• **WHAT YOU WILL DO**: What lines of the data hold the string "this"? Pull each one out.

• **COLLECTED DATA**:
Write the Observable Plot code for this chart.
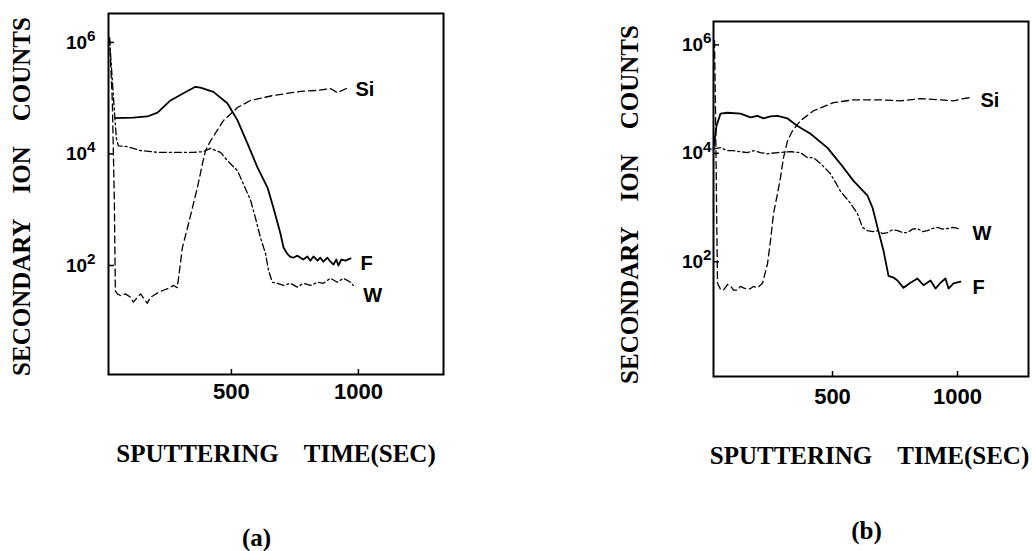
<!DOCTYPE html>
<html><head><meta charset="utf-8">
<script src="https://cdn.jsdelivr.net/npm/d3@7"></script>
<script src="https://cdn.jsdelivr.net/npm/@observablehq/plot@0.6"></script>
<style>
html,body{margin:0;padding:0;background:#fff;}
#wrap{display:flex;width:1032px;height:551px;overflow:hidden;}
#wrap svg{display:block;flex:none;}
</style></head><body><div id="wrap"></div>
<script>
// ---- Panel (a): sputtering time (s) and secondary ion counts ----
const aSiTime = [20,31,39,43,51,63,83,102,114,130,142,154,169,181,193,213,232,252,272,287,307,331,366,386,398,417,469,524,575,665,772,839,890,917,961];
const aSiCounts = [1.2e6,9e4,1500,35,31,29,31,27,22,27,31,26,21,27,29,33,36,39,44,40,210,560,2500,6700,1.15e4,1.7e4,4e4,6.8e4,9.1e4,1.12e5,1.32e5,1.38e5,1.49e5,1.26e5,1.55e5];
const aFTime = [43,114,169,209,260,311,358,378,429,484,524,563,602,642,665,693,705,720,732,744,760,772,783,799,811,823,839,850,862,878,890,902,913,921,933,949,969];
const aFCounts = [4.4e4,4.5e4,4.7e4,5.5e4,9.1e4,1.23e5,1.6e5,1.55e5,1.3e5,8.1e4,4e4,1.55e4,5800,2500,1100,375,210,162,143,138,150,138,128,145,122,145,122,138,117,138,117,104,128,100,128,122,134];
const aWTime = [20,31,39,47,55,91,142,209,287,350,390,417,457,484,524,547,575,594,614,634,646,661,681,705,732,760,783,811,839,862,890,917,941,969,980];
const aWCounts = [1.2e6,2.1e5,6e4,1.9e4,1.4e4,1.35e4,1.15e4,1.07e4,1.07e4,1.07e4,1.1e4,1.26e4,1.07e4,7600,5000,2900,1500,730,320,165,82,50,48,44,48,41,48,44,50,48,59,50,59,50,44];

// ---- Panel (b) ----
const bSiTime = [28,32,36,40,52,64,80,92,104,120,132,144,160,172,184,200,220,240,252,264,280,292,304,320,340,372,424,504,584,692,772,852,932,984,1024,1052];
const bSiCounts = [1.2e6,6.2e4,1350,40,31,30,38,36,30,30,35,33,31,32,35,33,40,92,245,770,1800,3600,8300,1.7e4,2.6e4,4e4,6.1e4,8.6e4,9.7e4,9.7e4,9.3e4,1.02e5,9.7e4,9.3e4,1.02e5,1.07e5];
const bFTime = [24,36,52,80,132,172,200,224,252,280,320,360,412,480,532,584,640,660,680,704,724,744,760,784,812,840,864,892,912,932,952,964,984,1012];
const bFCounts = [1.2e4,3.2e4,5.4e4,5.6e4,5.4e4,4.6e4,4.9e4,4.4e4,4.8e4,4.9e4,4.4e4,3.2e4,2.3e4,1.26e4,6400,3100,1650,1000,430,160,55,51,45,33,41,49,37,45,32,41,49,32,40,43];
const bWTime = [24,52,80,104,132,160,184,212,240,280,332,372,400,424,452,492,532,572,600,620,640,660,680,700,720,740,760,780,800,820,840,860,880,900,920,940,960,984,1012];
const bWCounts = [1.2e4,1.27e4,1.12e4,1.12e4,1.07e4,1.03e4,1.12e4,1.03e4,9800,1.03e4,1.07e4,1.03e4,8300,8300,6500,4200,2000,1200,770,430,375,360,375,330,345,390,375,345,345,400,410,360,375,410,430,400,410,430,400];

// ---- tick values and texts ----
const xTickValues = [500, 1000];
const yTickValues = [1e2, 1e4, 1e6];
const seriesNames = ["Si", "F", "W"];
const yTitle = "SECONDARY\u00a0\u00a0\u00a0\u00a0ION\u00a0\u00a0\u00a0\u00a0COUNTS";
const xTitle = "SPUTTERING\u00a0\u00a0\u00a0\u00a0TIME(SEC)";
const panelNames = ["(a)", "(b)"];

const rows = (t, v) => t.map((d, i) => ({t: d, v: v[i]}));
const SERIF = "'Liberation Serif', 'Times New Roman', serif";
const SANS = "'Liberation Sans', Arial, Helvetica, sans-serif";

function panel(o) {
  const si = rows(o.siT, o.siV), f = rows(o.fT, o.fV), w = rows(o.wT, o.wV);
  const lbl = (data, name, dx, dy) => Plot.text(data, Plot.selectLast({
    x: "t", y: "v", text: () => name, textAnchor: "start", dx, dy,
    fontSize: 20, fontFamily: SANS, fontWeight: "bold"
  }));
  const svg = Plot.plot({
    width: 516, height: 551,
    marginLeft: o.ml, marginRight: o.mr, marginTop: o.mt, marginBottom: o.mb,
    style: {fontFamily: SANS, fontWeight: "bold", background: "white", color: "black", overflow: "visible"},
    x: {domain: o.xDomain, label: null},
    y: {type: "log", domain: o.yDomain, label: null},
    marks: [
      Plot.frame({strokeWidth: 2}),
      Plot.axisX(xTickValues, {tickSize: -5, tickPadding: o.xPad, strokeWidth: 1.5,
        tickFormat: d => String(d), fontSize: 22, label: null}),
      Plot.axisY(yTickValues, {tickSize: -6, tickPadding: o.yPad, strokeWidth: 1.5,
        tickFormat: d => "10^" + Math.round(Math.log10(d)), fontSize: 19, label: null}),
      Plot.line(si, {x: "t", y: "v", stroke: "black", strokeWidth: 1.3, strokeDasharray: "7,4"}),
      Plot.line(w, {x: "t", y: "v", stroke: "black", strokeWidth: 1.3, strokeDasharray: "7,3,2,3"}),
      Plot.line(f, {x: "t", y: "v", stroke: "black", strokeWidth: 1.8}),
      lbl(si, seriesNames[0], o.siDx, o.siDy),
      lbl(f, seriesNames[1], o.fDx, o.fDy),
      lbl(w, seriesNames[2], o.wDx, o.wDy),
      Plot.text([yTitle], {text: d => d, frameAnchor: "left", textAnchor: "middle", rotate: -90,
        dx: o.ylDx, dy: o.ylDy, fontFamily: SERIF, fontSize: 25, fontWeight: "bold"}),
      Plot.text([xTitle], {text: d => d, frameAnchor: "bottom", textAnchor: "middle", dx: o.xlDx, dy: o.xlDy,
        fontFamily: SERIF, fontSize: 25, fontWeight: "bold"}),
      Plot.text([o.name], {text: d => d, frameAnchor: "bottom", textAnchor: "middle", dx: o.nDx, dy: o.nDy,
        fontFamily: SERIF, fontSize: 25, fontWeight: "bold"})
    ]
  });
  // superscript exponents on the y tick labels
  d3.select(svg).selectAll("text").each(function() {
    const m = /^10\^(\d)$/.exec(this.textContent);
    if (m) {
      this.textContent = "10";
      d3.select(this).append("tspan").attr("dy", "-0.5em").attr("font-size", "0.8em").text(m[1]);
    }
  });
  return svg;
}

const wrap = document.getElementById("wrap");
wrap.appendChild(panel({
  name: panelNames[0],
  siT: aSiTime, siV: aSiCounts, fT: aFTime, fV: aFCounts, wT: aWTime, wV: aWCounts,
  ml: 108, mr: 73, mt: 13, mb: 177,
  xDomain: [16, 1335], yDomain: [1.11, 3.3e6],
  xPad: 14, yPad: 19,
  siDx: 7, siDy: 2, fDx: 10, fDy: 5, wDx: 10, wDy: 10,
  ylDx: -86.5, ylDy: 2.5, xlDx: 0, xlDy: 87, nDx: -19.5, nDy: 171
}));
wrap.appendChild(panel({
  name: panelNames[1],
  siT: bSiTime, siV: bSiCounts, fT: bFTime, fV: bFCounts, wT: bWTime, wV: bWCounts,
  ml: 197, mr: 4, mt: 21, mb: 175,
  xDomain: [24, 1284], yDomain: [0.764, 2.7e6],
  xPad: 17, yPad: 8,
  siDx: 10, siDy: 3, fDx: 12, fDy: 6, wDx: 12, wDy: 4,
  ylDx: -84, ylDy: 5.5, xlDx: -1.5, xlDy: 87, nDx: -4.5, nDy: 162
}));
</script></body></html>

• **REPLY TO THE TASK**:
Write the Observable Plot code for this chart.
    const m = /^10\^(\d)$/.exec(this.textContent);
      this.textContent = "10";
      d3.select(this).append("tspan").attr("dy", "-0.5em").attr("font-size", "0.8em").text(m[1]);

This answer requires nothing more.